Transcribe the material verbatim in full; the pictures do not belong in the copy.

— start of DATA SHOWN —

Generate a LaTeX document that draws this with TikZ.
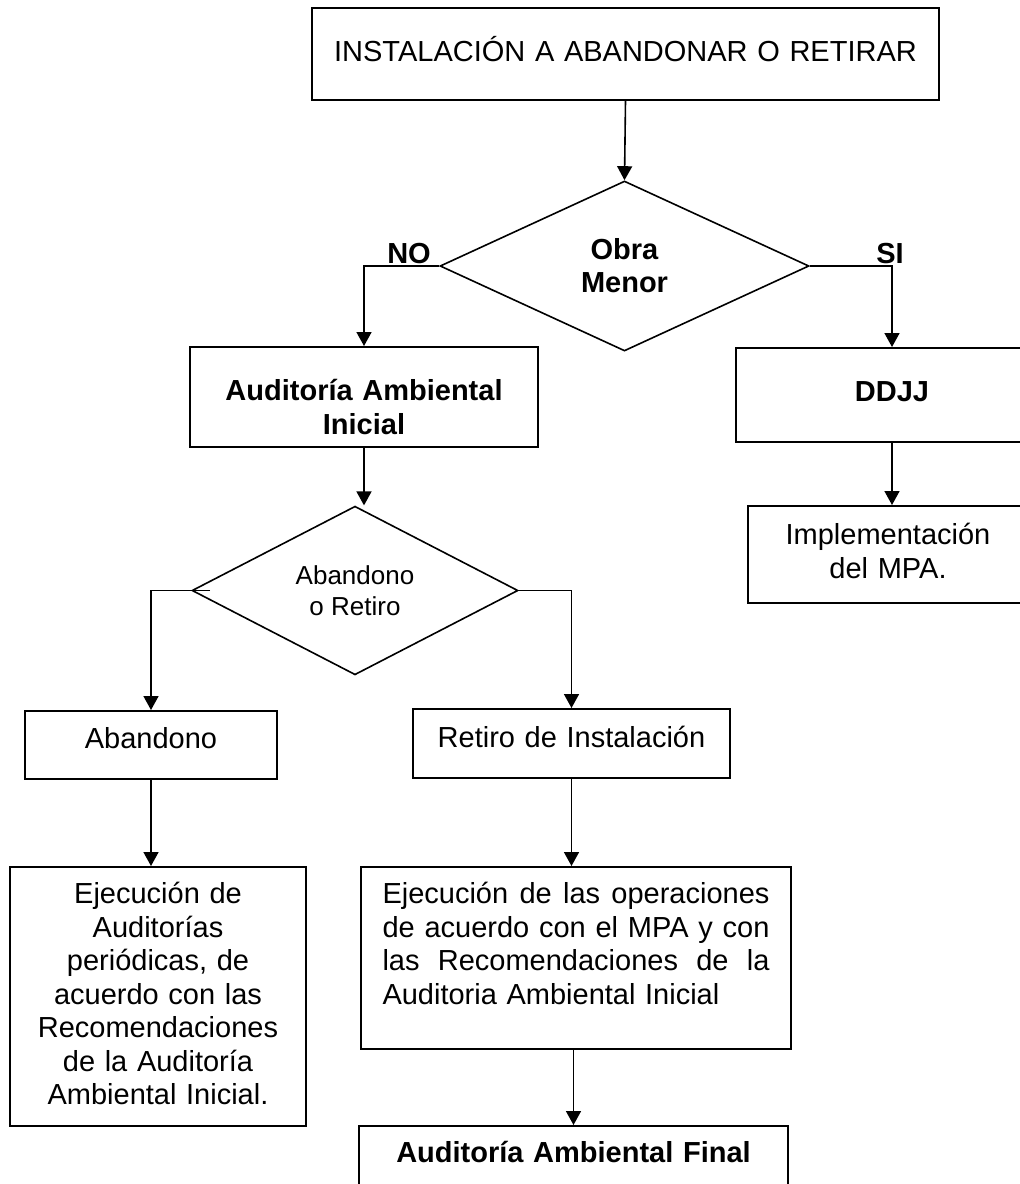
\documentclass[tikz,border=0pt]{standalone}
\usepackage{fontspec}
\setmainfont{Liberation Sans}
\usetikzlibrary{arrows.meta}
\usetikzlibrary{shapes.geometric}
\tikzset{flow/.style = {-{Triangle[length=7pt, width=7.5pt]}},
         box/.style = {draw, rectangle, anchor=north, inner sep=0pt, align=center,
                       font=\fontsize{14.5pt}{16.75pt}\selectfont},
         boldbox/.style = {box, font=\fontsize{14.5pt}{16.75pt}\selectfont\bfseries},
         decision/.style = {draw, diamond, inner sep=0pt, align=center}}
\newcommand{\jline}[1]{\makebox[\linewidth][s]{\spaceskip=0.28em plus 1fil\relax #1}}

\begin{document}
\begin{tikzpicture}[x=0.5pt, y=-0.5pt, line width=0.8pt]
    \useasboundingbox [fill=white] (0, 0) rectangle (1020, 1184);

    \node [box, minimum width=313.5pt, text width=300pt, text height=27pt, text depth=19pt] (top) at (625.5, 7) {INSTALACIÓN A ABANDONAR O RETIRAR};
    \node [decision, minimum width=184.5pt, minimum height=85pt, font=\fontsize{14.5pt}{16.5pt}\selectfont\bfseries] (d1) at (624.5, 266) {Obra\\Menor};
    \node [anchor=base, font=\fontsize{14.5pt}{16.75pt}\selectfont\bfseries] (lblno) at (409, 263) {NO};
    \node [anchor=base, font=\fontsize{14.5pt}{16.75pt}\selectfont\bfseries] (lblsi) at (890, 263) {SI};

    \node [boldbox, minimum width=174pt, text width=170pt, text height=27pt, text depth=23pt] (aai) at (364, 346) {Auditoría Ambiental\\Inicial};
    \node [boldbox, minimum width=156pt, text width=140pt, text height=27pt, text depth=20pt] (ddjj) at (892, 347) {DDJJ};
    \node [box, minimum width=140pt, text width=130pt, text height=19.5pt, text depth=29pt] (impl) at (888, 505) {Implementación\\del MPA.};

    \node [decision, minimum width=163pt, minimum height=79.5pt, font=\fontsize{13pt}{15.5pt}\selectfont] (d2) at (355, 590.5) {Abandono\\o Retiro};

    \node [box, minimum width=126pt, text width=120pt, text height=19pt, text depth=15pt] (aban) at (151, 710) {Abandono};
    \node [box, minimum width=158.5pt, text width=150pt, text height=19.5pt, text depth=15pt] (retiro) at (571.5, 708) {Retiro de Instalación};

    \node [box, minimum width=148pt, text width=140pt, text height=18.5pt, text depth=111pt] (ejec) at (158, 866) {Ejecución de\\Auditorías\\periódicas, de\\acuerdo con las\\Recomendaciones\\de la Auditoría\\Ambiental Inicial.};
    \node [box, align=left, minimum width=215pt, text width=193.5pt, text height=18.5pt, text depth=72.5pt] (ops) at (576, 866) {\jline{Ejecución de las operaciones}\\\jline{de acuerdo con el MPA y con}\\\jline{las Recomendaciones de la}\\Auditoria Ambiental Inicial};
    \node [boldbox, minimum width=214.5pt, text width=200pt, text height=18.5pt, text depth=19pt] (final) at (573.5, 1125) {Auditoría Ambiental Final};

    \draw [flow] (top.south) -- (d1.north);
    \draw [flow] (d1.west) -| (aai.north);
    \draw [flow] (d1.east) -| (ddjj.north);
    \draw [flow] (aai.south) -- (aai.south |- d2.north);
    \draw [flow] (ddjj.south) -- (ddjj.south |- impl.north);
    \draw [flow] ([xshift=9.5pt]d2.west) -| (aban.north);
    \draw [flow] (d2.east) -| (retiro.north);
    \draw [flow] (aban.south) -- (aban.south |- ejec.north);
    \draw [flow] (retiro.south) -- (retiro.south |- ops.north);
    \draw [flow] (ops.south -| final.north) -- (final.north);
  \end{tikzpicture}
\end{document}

— end of DATA SHOWN —

TASK RESULT:
Generate a LaTeX document that draws this with TikZ.
\documentclass[tikz,border=0pt]{standalone}
\usepackage{fontspec}
\setmainfont{Liberation Sans}
\usetikzlibrary{arrows.meta}
\usetikzlibrary{shapes.geometric}
\tikzset{flow/.style = {-{Triangle[length=7pt, width=7.5pt]}},
         box/.style = {draw, rectangle, anchor=north, inner sep=0pt, align=center,
                       font=\fontsize{14.5pt}{16.75pt}\selectfont},
         boldbox/.style = {box, font=\fontsize{14.5pt}{16.75pt}\selectfont\bfseries},
         decision/.style = {draw, diamond, inner sep=0pt, align=center}}
\newcommand{\jline}[1]{\makebox[\linewidth][s]{\spaceskip=0.28em plus 1fil\relax #1}}

\begin{document}
\begin{tikzpicture}[x=0.5pt, y=-0.5pt, line width=0.8pt]
    \useasboundingbox [fill=white] (0, 0) rectangle (1020, 1184);

    \node [box, minimum width=313.5pt, text width=300pt, text height=27pt, text depth=19pt] (top) at (625.5, 7) {INSTALACIÓN A ABANDONAR O RETIRAR};
    \node [decision, minimum width=184.5pt, minimum height=85pt, font=\fontsize{14.5pt}{16.5pt}\selectfont\bfseries] (d1) at (624.5, 266) {Obra\\Menor};
    \node [anchor=base, font=\fontsize{14.5pt}{16.75pt}\selectfont\bfseries] (lblno) at (409, 263) {NO};
    \node [anchor=base, font=\fontsize{14.5pt}{16.75pt}\selectfont\bfseries] (lblsi) at (890, 263) {SI};

    \node [boldbox, minimum width=174pt, text width=170pt, text height=27pt, text depth=23pt] (aai) at (364, 346) {Auditoría Ambiental\\Inicial};
    \node [boldbox, minimum width=156pt, text width=140pt, text height=27pt, text depth=20pt] (ddjj) at (892, 347) {DDJJ};
    \node [box, minimum width=140pt, text width=130pt, text height=19.5pt, text depth=29pt] (impl) at (888, 505) {Implementación\\del MPA.};

    \node [decision, minimum width=163pt, minimum height=79.5pt, font=\fontsize{13pt}{15.5pt}\selectfont] (d2) at (355, 590.5) {Abandono\\o Retiro};

    \node [box, minimum width=126pt, text width=120pt, text height=19pt, text depth=15pt] (aban) at (151, 710) {Abandono};
    \node [box, minimum width=158.5pt, text width=150pt, text height=19.5pt, text depth=15pt] (retiro) at (571.5, 708) {Retiro de Instalación};

    \node [box, minimum width=148pt, text width=140pt, text height=18.5pt, text depth=111pt] (ejec) at (158, 866) {Ejecución de\\Auditorías\\periódicas, de\\acuerdo con las\\Recomendaciones\\de la Auditoría\\Ambiental Inicial.};
    \node [box, align=left, minimum width=215pt, text width=193.5pt, text height=18.5pt, text depth=72.5pt] (ops) at (576, 866) {\jline{Ejecución de las operaciones}\\\jline{de acuerdo con el MPA y con}\\\jline{las Recomendaciones de la}\\Auditoria Ambiental Inicial};
    \node [boldbox, minimum width=214.5pt, text width=200pt, text height=18.5pt, text depth=19pt] (final) at (573.5, 1125) {Auditoría Ambiental Final};

    \draw [flow] (top.south) -- (d1.north);
    \draw [flow] (d1.west) -| (aai.north);
    \draw [flow] (d1.east) -| (ddjj.north);
    \draw [flow] (aai.south) -- (aai.south |- d2.north);
    \draw [flow] (ddjj.south) -- (ddjj.south |- impl.north);
    \draw [flow] ([xshift=9.5pt]d2.west) -| (aban.north);
    \draw [flow] (d2.east) -| (retiro.north);
    \draw [flow] (aban.south) -- (aban.south |- ejec.north);
    \draw [flow] (retiro.south) -- (retiro.south |- ops.north);
    \draw [flow] (ops.south -| final.north) -- (final.north);
  \end{tikzpicture}
\end{document}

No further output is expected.